Scotch eggs are believed to have originated in UK, as a picnic food. Fully packed with protein power these can also be served as a breakfast dishto give you a kickstart for an energetic day, or can be served as a snack.
The preparation is easy. The recipe I have here is a modified version of Scotch eggs. Here I am using soya chunks instead of sausage meat, so that those who do not eat meat but do eat eggs can enjoy it too. For those who do eat meat, try Scotch eggs with sausage meat instead of soya chunks – experiment!
Eggs – 5
Soya chunks – 300 gms
Chopped onion – 2
Chopped tomato – 1
Chopped fresh coriander leaves – ¼ cup
Crushed peppercorns – 2 tsp
Cooked and mashed potatoes– 4
Garam masala – 1/2 tsp
All purpose flour – 1 cup
Bread crumbs – 1 cup
Oil for frying
Boil 4 of the eggs in water till they are cooked, maybe for 6-10 mins, depending on how soft or hardboiled you like them.
Remove from water.
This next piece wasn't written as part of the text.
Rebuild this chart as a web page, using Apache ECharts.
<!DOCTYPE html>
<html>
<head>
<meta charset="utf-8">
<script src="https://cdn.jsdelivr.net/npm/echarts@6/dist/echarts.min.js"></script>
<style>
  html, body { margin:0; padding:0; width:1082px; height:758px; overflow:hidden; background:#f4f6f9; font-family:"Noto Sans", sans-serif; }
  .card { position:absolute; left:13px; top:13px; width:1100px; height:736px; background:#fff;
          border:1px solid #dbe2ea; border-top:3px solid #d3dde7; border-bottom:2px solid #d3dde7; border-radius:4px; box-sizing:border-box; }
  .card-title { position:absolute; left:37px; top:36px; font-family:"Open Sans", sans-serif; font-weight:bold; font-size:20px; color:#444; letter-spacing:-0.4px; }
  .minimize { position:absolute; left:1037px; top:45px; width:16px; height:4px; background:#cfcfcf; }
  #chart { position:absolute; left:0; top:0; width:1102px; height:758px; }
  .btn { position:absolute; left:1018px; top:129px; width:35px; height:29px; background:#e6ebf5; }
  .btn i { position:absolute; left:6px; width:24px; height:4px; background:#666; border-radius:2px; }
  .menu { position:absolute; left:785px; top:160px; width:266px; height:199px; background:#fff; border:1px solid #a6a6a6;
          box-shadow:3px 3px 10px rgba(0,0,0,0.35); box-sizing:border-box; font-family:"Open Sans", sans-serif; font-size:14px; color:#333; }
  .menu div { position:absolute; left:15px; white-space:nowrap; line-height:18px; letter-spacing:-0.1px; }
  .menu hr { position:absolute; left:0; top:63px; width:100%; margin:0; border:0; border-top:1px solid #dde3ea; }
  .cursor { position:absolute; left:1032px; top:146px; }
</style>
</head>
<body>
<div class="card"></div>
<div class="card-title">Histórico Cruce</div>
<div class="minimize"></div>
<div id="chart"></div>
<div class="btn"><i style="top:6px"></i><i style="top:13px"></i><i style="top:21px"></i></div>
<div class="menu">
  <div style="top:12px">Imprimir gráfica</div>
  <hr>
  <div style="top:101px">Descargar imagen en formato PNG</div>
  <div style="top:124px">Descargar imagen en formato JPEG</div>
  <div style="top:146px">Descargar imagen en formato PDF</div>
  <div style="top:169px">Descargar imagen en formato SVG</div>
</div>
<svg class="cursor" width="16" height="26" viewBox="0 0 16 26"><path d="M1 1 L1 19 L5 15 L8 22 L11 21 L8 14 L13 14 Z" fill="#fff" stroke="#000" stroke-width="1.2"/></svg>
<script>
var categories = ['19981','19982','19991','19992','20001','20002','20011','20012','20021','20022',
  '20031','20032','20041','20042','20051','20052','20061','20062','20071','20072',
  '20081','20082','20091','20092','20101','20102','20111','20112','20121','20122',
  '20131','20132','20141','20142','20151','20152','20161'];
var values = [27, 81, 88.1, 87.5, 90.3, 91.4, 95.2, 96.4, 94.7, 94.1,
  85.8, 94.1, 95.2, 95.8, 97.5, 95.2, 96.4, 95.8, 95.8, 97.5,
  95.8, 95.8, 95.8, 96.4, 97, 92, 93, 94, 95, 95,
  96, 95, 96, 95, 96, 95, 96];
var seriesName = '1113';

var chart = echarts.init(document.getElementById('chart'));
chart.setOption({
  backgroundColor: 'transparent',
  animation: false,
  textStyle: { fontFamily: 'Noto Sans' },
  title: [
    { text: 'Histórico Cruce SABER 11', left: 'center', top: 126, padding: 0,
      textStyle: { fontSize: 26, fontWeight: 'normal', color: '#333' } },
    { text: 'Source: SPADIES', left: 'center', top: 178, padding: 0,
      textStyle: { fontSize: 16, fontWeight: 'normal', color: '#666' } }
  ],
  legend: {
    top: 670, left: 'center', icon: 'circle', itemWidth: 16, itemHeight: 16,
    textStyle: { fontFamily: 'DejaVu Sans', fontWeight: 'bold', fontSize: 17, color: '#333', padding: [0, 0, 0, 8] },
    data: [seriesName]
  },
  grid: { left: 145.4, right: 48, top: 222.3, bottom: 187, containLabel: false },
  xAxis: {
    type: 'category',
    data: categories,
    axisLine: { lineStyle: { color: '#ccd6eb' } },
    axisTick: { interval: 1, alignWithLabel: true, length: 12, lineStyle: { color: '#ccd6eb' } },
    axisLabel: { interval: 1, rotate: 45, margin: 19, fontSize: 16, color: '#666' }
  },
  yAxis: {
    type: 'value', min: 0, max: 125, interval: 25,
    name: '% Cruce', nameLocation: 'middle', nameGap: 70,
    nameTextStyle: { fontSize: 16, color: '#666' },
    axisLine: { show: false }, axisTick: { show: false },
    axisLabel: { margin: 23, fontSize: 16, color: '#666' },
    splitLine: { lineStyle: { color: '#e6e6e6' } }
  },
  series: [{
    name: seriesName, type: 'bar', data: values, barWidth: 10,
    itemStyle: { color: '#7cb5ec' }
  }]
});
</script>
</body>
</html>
Peel the shells off and keep the eggs ready.
Cook the soya chunks and grind them coarsely.
Saute the onion till it is slightly brown in colour. Add the tomatoes and sauté well.
Now add the mashed potatoes and the ground soya chunks.
Add the spices, fresh coriander, and garam masala. Mix everything well together. Remove from the fire.
Form small balls from this mix. Make a hole in the middle and insert a boiled egg into this and cover the egg completely with this mixture. Roll in the flour.
Beat the remaining egg. Dip the covered egg in the beaten egg and roll in bread crumbs.
Take a pan and pour some oil into it. Then deep fry in oil till all sides become golden brown in colour.